This is the sound of what’s known as ‘a boy done-good’. And Jerry Harmon is certainly that, with a grammy nomination to his name, he could in fact be the pinnacle of ‘a boy done-good’.
Walk Softly is an all-American sermon espousing the values of country living, patriotism, pickup trucks and sex with geriatrics. With a teasing hint of incest for added flavour.
A lap-steel guitar cuts through the speakers, shrill and clear as a nail on glass. An acoustic guitar strums cowboy chords while Harmon’s southern twang sings of Trump’s America.
It’s not commenting on the consequences of such things as: the travel ban, the slaughtering in Syria, or the promised mass-deportation of immigrants though. Rather, Walk Softly is a valuable window into the mindset of the redneck-American.
To a clichéd soundtrack of banjos, minimal backbeats, fiddles and slide geetars, songs such as Daddy’s Was Purple reflect on a childhood without a father, killed in an unspecified war.
Yet, there’s a tragic sense of pride in what should be a lament. Harmon’s father may not have bought him his first beer, or cheered him on at baseball games, but by-gum he died for his country!

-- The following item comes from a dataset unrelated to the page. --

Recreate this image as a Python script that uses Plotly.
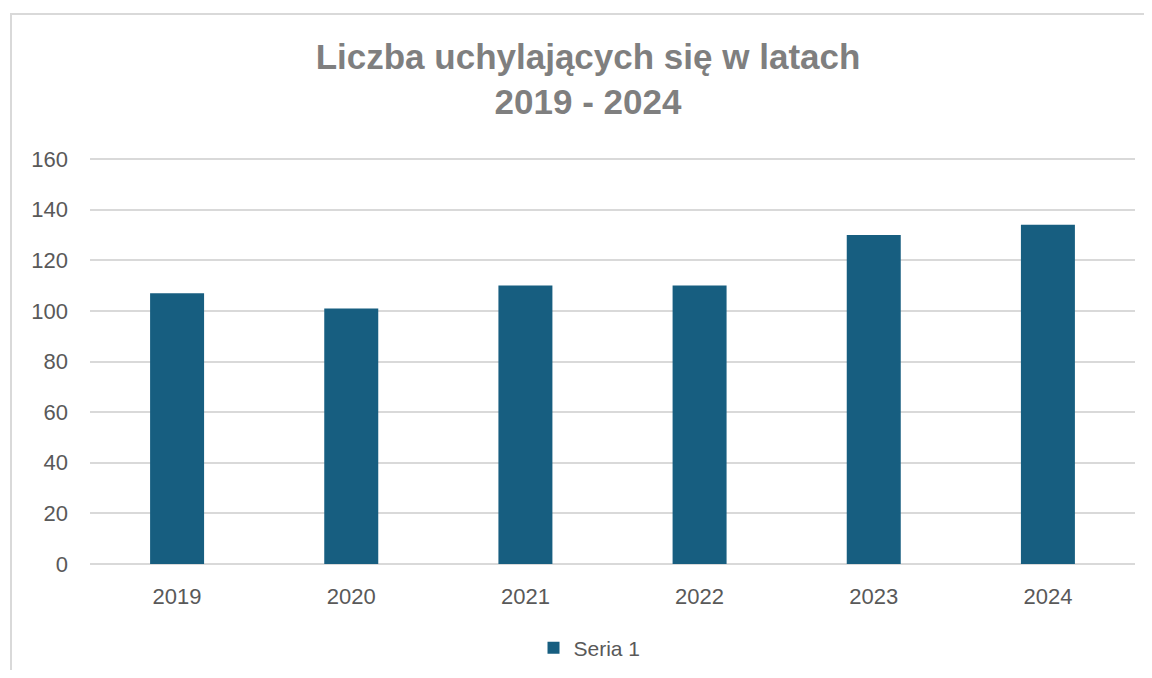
import plotly.graph_objects as go

years = ["2019", "2020", "2021", "2022", "2023", "2024"]
values = [107, 101, 110, 110, 130, 134]
series_name = "Seria 1"
title_text = "Liczba uchylających się w latach<br>2019 - 2024"
y_ticks = [0, 20, 40, 60, 80, 100, 120, 140, 160]

bar_color = "#175e80"
grid_color = "#d9d9d9"
text_color = "#595959"
font_family = "Liberation Sans, Arial, sans-serif"

fig = go.Figure()
fig.add_trace(go.Bar(x=years, y=values, name=series_name, marker=dict(color=bar_color, line=dict(width=0))))

fig.update_layout(
    width=1136, height=662,
    margin=dict(l=82, r=9, t=146, b=106, autoexpand=False),
    paper_bgcolor="white", plot_bgcolor="white",
    bargap=0.69,
    showlegend=True,
    font=dict(family=font_family, color=text_color, size=22),
    title=dict(text=title_text, x=580 / 1136, xref="container", xanchor="center",
               y=1 - 60.5 / 662, yref="container", yanchor="middle",
               font=dict(family=font_family, size=35, color="#7f7f7f", weight="bold")),
    legend=dict(orientation="h", x=0.478, xanchor="center", y=-84 / 410, yanchor="middle",
                font=dict(size=21, color=text_color)),
    xaxis=dict(showgrid=False, showline=False, zeroline=False, ticks="",
               tickfont=dict(size=22, color=text_color), ticklabelstandoff=17),
    yaxis=dict(range=[0, 162], tickvals=y_ticks, showgrid=True, gridcolor=grid_color, gridwidth=2,
               zeroline=True, zerolinecolor=grid_color, zerolinewidth=2, showline=False, ticks="",
               tickfont=dict(size=22, color=text_color), ticklabelstandoff=21),
    shapes=[dict(type="rect", xref="paper", yref="paper", x0=-0.0756, x1=1.3, y0=-0.7, y1=1 + 140 / 410,
                 line=dict(color=grid_color, width=2), fillcolor="rgba(0,0,0,0)", layer="below")],
)

fig.write_html("out.html")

He died ‘cause FREEDOM!
Freedom to look at elderly ladies and think “dayum I’d heet that,” apparently, as the following track Grandmas Are Sexy Too states in no uncertain terms. Check the rather risqué comments on Harmon’s own Grandmother…
America’s virtues are manifold, “truth, justice and the American way” and all that. But the virtues Harmon sings of on Walk Softly are not the ones to be proud of. And they’re certainly not the ones Superman would be upholding.
Walk Softly does exactly the opposite: it Trumps along with steel capped boots, tarnishing the American dream with jingoistic drivel. On Love In The House, even the poverty of rural-America is romanticised. Indoctrination levels at 100%, sir!
Q: What’s the difference between the USA and yoghurt?
A: After two hundred years, yoghurt would have grown a culture.
This is an incorrect statement. Look at the hardcore punk/alt-rock scene of the ‘80s. Go back further and you have the original punk rock icons. Further back again you have Burroughs, Ginsberg, Kerouac and jazz. What an American performer needs to understand is that they are the representatives of the American dream. And as the man Yeats said; “tread softly, for you tread on my dreams.”